Dans son cadrage macroéconomique 2026-2028, le gouvernement gabonais parie sur une relance portée par le secteur privé, sans jamais poser la question centrale de la confiance des opérateurs économiques. Aucun passage du document ne traite du climat des affaires, de l’indépendance de la justice économique, des délais de paiement aux fournisseurs, ni même de la prévisibilité de la fiscalité. Pourtant, dans un pays où les entreprises locales dénoncent régulièrement l’arbitraire administratif, la faiblesse des garanties contractuelles, et des pratiques de corruption endémiques, prétendre que la croissance viendra du privé est anecdotique.
À fin mars 2025, les données monétaires montrent une chute des crédits à l’économie de 8,4%, passant de 2058,5 milliards à 1 884,9 milliards de fcfa. Ce recul massif est le reflet d’une crise de confiance, accentuée par des incertitudes politiques et une faible visibilité sur les réformes économiques. Les banques réduisent leurs lignes de crédit aux entreprises, freinant ainsi les projets d’investissement productif. Parallèlement, les avoirs extérieurs nets ont plongé de 506,2 à 204 milliards de fcfa, illustrant un assèchement des flux financiers internationaux. Les investisseurs étrangers ne se ruent plus vers Libreville, et ceux qui y sont déjà opèrent en mode défensif.
Dans ce contexte, le discours gouvernemental sur la « transformation économique » via les secteurs miniers, agricoles ou logistiques paraît déconnecté. Aucun investisseur ne se lance dans une filière de transformation industrielle sans une stabilité institutionnelle minimale, une administration efficace, et une justice commerciale crédible. Or, le cadrage macroéconomique 2026-2028 n’aborde à aucun moment ces prérequis. Il projette des hausses d’investissements et de recettes fiscales comme si la confiance était acquise. Ce silence traduit un aveuglement inquiétant, voire un refus d’affronter les blocages structurels qui paralysent l’économie réelle.
L’environnement fiscal reste quant à lui instable. En dépit des annonces, les entreprises sont régulièrement confrontées à des redressements imprévisibles, à des délais de remboursement de TVA excessifs, et à des contrôles fiscaux jugés arbitraires. Dans ces conditions, le taux de pression fiscale projeté à 17,9% du PIB à l’horizon 2028 semble hors d’atteinte. Il était de 14,7% en 2025, et rien dans le document n’explique comment le gouvernement compte élargir l’assiette sans provoquer l’exode ou l’asphyxie du peu d’entreprises formelles encore en activité.

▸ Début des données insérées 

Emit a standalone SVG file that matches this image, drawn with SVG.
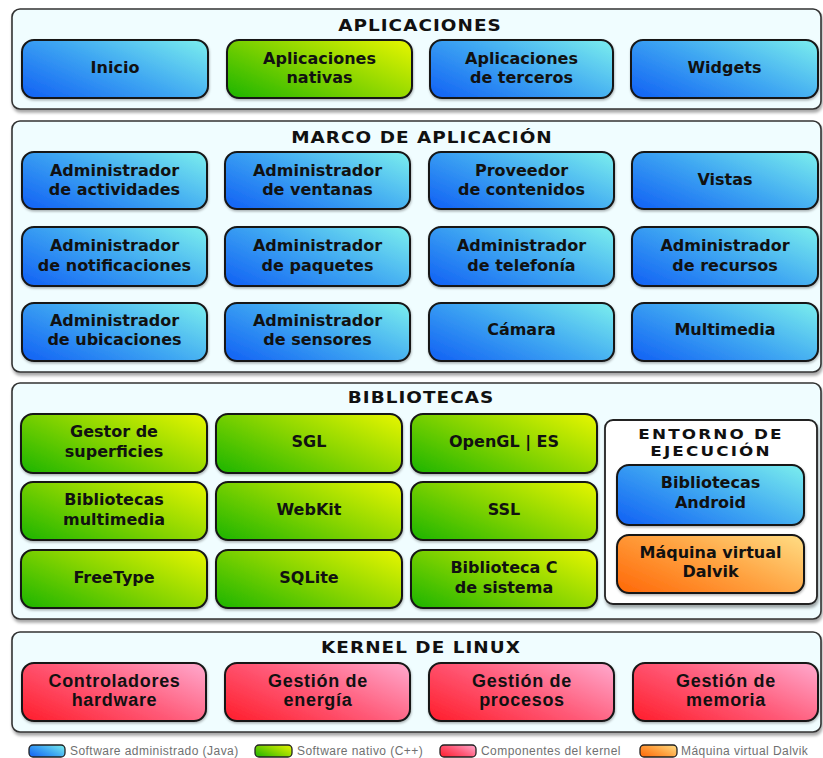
<svg xmlns="http://www.w3.org/2000/svg" width="823" height="758" viewBox="0 0 823 758">
<defs>
<linearGradient id="gBlue" x1="0" y1="0.85" x2="1" y2="0.15">
<stop offset="0" stop-color="#1668f4"/><stop offset="0.5" stop-color="#3ea6f2"/><stop offset="1" stop-color="#74e6ee"/>
</linearGradient>
<linearGradient id="gGreen" x1="0" y1="0.85" x2="1" y2="0.15">
<stop offset="0" stop-color="#28b800"/><stop offset="0.5" stop-color="#86d400"/><stop offset="1" stop-color="#dcf200"/>
</linearGradient>
<linearGradient id="gRed" x1="0" y1="0.85" x2="1" y2="0.15">
<stop offset="0" stop-color="#ff2434"/><stop offset="0.5" stop-color="#ff5a78"/><stop offset="1" stop-color="#ffa0c4"/>
</linearGradient>
<linearGradient id="gOrange" x1="0" y1="0.85" x2="1" y2="0.15">
<stop offset="0" stop-color="#ff6e0e"/><stop offset="0.5" stop-color="#ffa03e"/><stop offset="1" stop-color="#ffd67c"/>
</linearGradient>
<filter id="shadow" x="-5%" y="-10%" width="110%" height="130%">
<feDropShadow dx="1" dy="3" stdDeviation="1.5" flood-color="#000" flood-opacity="0.35"/>
</filter>
<filter id="bshadow" x="-5%" y="-10%" width="110%" height="130%">
<feDropShadow dx="0.5" dy="1.5" stdDeviation="1" flood-color="#000" flood-opacity="0.3"/>
</filter>
</defs>
<style>
.panel{fill:#f0fdff;stroke:#333;stroke-width:1.6;filter:url(#shadow)}
.inner{fill:#ffffff;stroke:#222;stroke-width:1.8;filter:url(#shadow)}
.box{stroke:#151515;stroke-width:2;filter:url(#bshadow)}
.blue{fill:url(#gBlue)}
.green{fill:url(#gGreen)}
.red{fill:url(#gRed)}
.orange{fill:url(#gOrange)}
.sw{stroke:#222;stroke-width:1.3}
.t{font-family:"DejaVu Sans","Liberation Sans",sans-serif;font-weight:bold;font-size:16px;text-anchor:middle;fill:#111}
.k{font-family:"Liberation Sans",Arial,sans-serif;font-weight:bold;font-size:18px;letter-spacing:0.7px;text-anchor:middle;fill:#111}
.h{font-family:"DejaVu Sans","Liberation Sans",sans-serif;font-weight:bold;font-size:16px;letter-spacing:0.9px;text-anchor:middle;fill:#111}
.he{font-family:"DejaVu Sans","Liberation Sans",sans-serif;font-weight:bold;font-size:14px;letter-spacing:1.8px;text-anchor:middle;fill:#111}
.lg{font-family:"Liberation Sans",Arial,sans-serif;font-size:12px;letter-spacing:0.45px;fill:#707070}
</style>
<rect width="823" height="758" fill="#ffffff"/>

<!-- APLICACIONES -->
<g id="aplicaciones">
<rect class="panel" x="12" y="9" width="809" height="100" rx="8"/>
<text class="h" transform="translate(420,31) scale(1.15,1)">APLICACIONES</text>
</g>
<g id="inicio"><rect class="box blue" x="22" y="40" width="186" height="58" rx="12"/><text class="t" x="115" y="73">Inicio</text></g>
<g id="apps-nativas"><rect class="box green" x="227" y="40" width="185" height="58" rx="12"/><text class="t" x="319.5" y="64">Aplicaciones</text><text class="t" x="319.5" y="83">nativas</text></g>
<g id="apps-terceros"><rect class="box blue" x="430" y="40" width="183" height="58" rx="12"/><text class="t" x="521.5" y="64">Aplicaciones</text><text class="t" x="521.5" y="83">de terceros</text></g>
<g id="widgets"><rect class="box blue" x="631" y="40" width="187" height="58" rx="12"/><text class="t" x="724.5" y="73">Widgets</text></g>

<!-- MARCO DE APLICACION -->
<g id="marco">
<rect class="panel" x="12" y="121" width="809" height="251" rx="8"/>
<text class="h" transform="translate(422,143) scale(1.15,1)">MARCO DE APLICACIÓN</text>
</g>
<g id="adm-actividades"><rect class="box blue" x="22" y="152" width="185" height="57" rx="12"/><text class="t" x="114.5" y="176">Administrador</text><text class="t" x="114.5" y="195">de actividades</text></g>
<g id="adm-ventanas"><rect class="box blue" x="225" y="152" width="185" height="57" rx="12"/><text class="t" x="317.5" y="176">Administrador</text><text class="t" x="317.5" y="195">de ventanas</text></g>
<g id="proveedor"><rect class="box blue" x="429" y="152" width="185" height="57" rx="12"/><text class="t" x="521.5" y="176">Proveedor</text><text class="t" x="521.5" y="195">de contenidos</text></g>
<g id="vistas"><rect class="box blue" x="632" y="152" width="186" height="57" rx="12"/><text class="t" x="725" y="185">Vistas</text></g>

<g id="adm-notificaciones"><rect class="box blue" x="22" y="227" width="185" height="59" rx="12"/><text class="t" x="114.5" y="251">Administrador</text><text class="t" x="114.5" y="271">de notificaciones</text></g>
<g id="adm-paquetes"><rect class="box blue" x="225" y="227" width="185" height="59" rx="12"/><text class="t" x="317.5" y="251">Administrador</text><text class="t" x="317.5" y="271">de paquetes</text></g>
<g id="adm-telefonia"><rect class="box blue" x="429" y="227" width="185" height="59" rx="12"/><text class="t" x="521.5" y="251">Administrador</text><text class="t" x="521.5" y="271">de telefonía</text></g>
<g id="adm-recursos"><rect class="box blue" x="632" y="227" width="186" height="59" rx="12"/><text class="t" x="725" y="251">Administrador</text><text class="t" x="725" y="271">de recursos</text></g>

<g id="adm-ubicaciones"><rect class="box blue" x="22" y="303" width="185" height="58" rx="12"/><text class="t" x="114.5" y="326">Administrador</text><text class="t" x="114.5" y="345">de ubicaciones</text></g>
<g id="adm-sensores"><rect class="box blue" x="225" y="303" width="185" height="58" rx="12"/><text class="t" x="317.5" y="326">Administrador</text><text class="t" x="317.5" y="345">de sensores</text></g>
<g id="camara"><rect class="box blue" x="429" y="303" width="185" height="58" rx="12"/><text class="t" x="521.5" y="335">Cámara</text></g>
<g id="multimedia"><rect class="box blue" x="632" y="303" width="186" height="58" rx="12"/><text class="t" x="725" y="335">Multimedia</text></g>

<!-- BIBLIOTECAS -->
<g id="bibliotecas">
<rect class="panel" x="12" y="383" width="809" height="236" rx="8"/>
<text class="h" transform="translate(421,403) scale(1.15,1)">BIBLIOTECAS</text>
</g>
<g id="gestor-superficies"><rect class="box green" x="21" y="414" width="186" height="59" rx="12"/><text class="t" x="114" y="437">Gestor de</text><text class="t" x="114" y="457">superficies</text></g>
<g id="sgl"><rect class="box green" x="216" y="414" width="186" height="59" rx="12"/><text class="t" x="309" y="447">SGL</text></g>
<g id="opengl"><rect class="box green" x="411" y="414" width="186" height="59" rx="12"/><text class="t" x="504" y="447">OpenGL | ES</text></g>

<g id="bib-multimedia"><rect class="box green" x="21" y="482" width="186" height="58" rx="12"/><text class="t" x="114" y="505">Bibliotecas</text><text class="t" x="114" y="525">multimedia</text></g>
<g id="webkit"><rect class="box green" x="216" y="482" width="186" height="58" rx="12"/><text class="t" x="309" y="515">WebKit</text></g>
<g id="ssl"><rect class="box green" x="411" y="482" width="186" height="58" rx="12"/><text class="t" x="504" y="515">SSL</text></g>

<g id="freetype"><rect class="box green" x="21" y="550" width="186" height="58" rx="12"/><text class="t" x="114" y="583">FreeType</text></g>
<g id="sqlite"><rect class="box green" x="216" y="550" width="186" height="58" rx="12"/><text class="t" x="309" y="583">SQLite</text></g>
<g id="libc"><rect class="box green" x="411" y="550" width="186" height="58" rx="12"/><text class="t" x="504" y="573">Biblioteca C</text><text class="t" x="504" y="593">de sistema</text></g>

<!-- ENTORNO DE EJECUCION -->
<g id="entorno">
<rect class="inner" x="605" y="420" width="212" height="184" rx="8"/>
<text class="he" transform="translate(711,439) scale(1.2,1)">ENTORNO DE</text>
<text class="he" transform="translate(711,456) scale(1.2,1)">EJECUCIÓN</text>
</g>
<g id="bib-android"><rect class="box blue" x="617" y="465" width="187" height="60" rx="12"/><text class="t" x="710.5" y="488">Bibliotecas</text><text class="t" x="710.5" y="508">Android</text></g>
<g id="dalvik"><rect class="box orange" x="617" y="535" width="187" height="58" rx="12"/><text class="t" x="710.5" y="558">Máquina virtual</text><text class="t" x="710.5" y="577">Dalvik</text></g>

<!-- KERNEL -->
<g id="kernel">
<rect class="panel" x="12" y="632" width="809" height="100" rx="8"/>
<text class="h" transform="translate(421,653) scale(1.15,1)">KERNEL DE LINUX</text>
</g>
<g id="controladores"><rect class="box red" x="22" y="663" width="184" height="58" rx="12"/><text class="k" x="114.5" y="687">Controladores</text><text class="k" x="114.5" y="706">hardware</text></g>
<g id="gestion-energia"><rect class="box red" x="225" y="663" width="185" height="58" rx="12"/><text class="k" x="318" y="687">Gestión de</text><text class="k" x="318" y="706">energía</text></g>
<g id="gestion-procesos"><rect class="box red" x="429" y="663" width="185" height="58" rx="12"/><text class="k" x="522" y="687">Gestión de</text><text class="k" x="522" y="706">procesos</text></g>
<g id="gestion-memoria"><rect class="box red" x="633" y="663" width="185" height="58" rx="12"/><text class="k" x="726" y="687">Gestión de</text><text class="k" x="726" y="706">memoria</text></g>

<!-- LEGEND -->
<g id="legend">
<rect class="sw blue" x="29" y="745" width="36" height="12" rx="4"/>
<text class="lg" x="70" y="755">Software administrado (Java)</text>
<rect class="sw green" x="255" y="745" width="37" height="12" rx="4"/>
<text class="lg" x="297" y="755">Software nativo (C++)</text>
<rect class="sw red" x="440" y="745" width="36" height="12" rx="4"/>
<text class="lg" x="481" y="755">Componentes del kernel</text>
<rect class="sw orange" x="640" y="745" width="37" height="12" rx="4"/>
<text class="lg" x="681" y="755">Máquina virtual Dalvik</text>
</g>
</svg>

L’absence d’un chapitre consacré au climat des affaires dans un document censé guider la planification budgétaire jusqu’en 2028 est révélateur d’une culture publique encore centrée sur l’État dépensier, centralisateur, et peu sensible aux signaux envoyés par le tissu économique local. À trop vouloir planifier sans écouter, le risque est grand de fabriquer une croissance fictive, coupée du terrain, et surtout insoutenable. Dans une économie moderne, la croissance durable ne se décrète pas : elle se construit sur la confiance. Et celle-ci, aujourd’hui, est en ruine.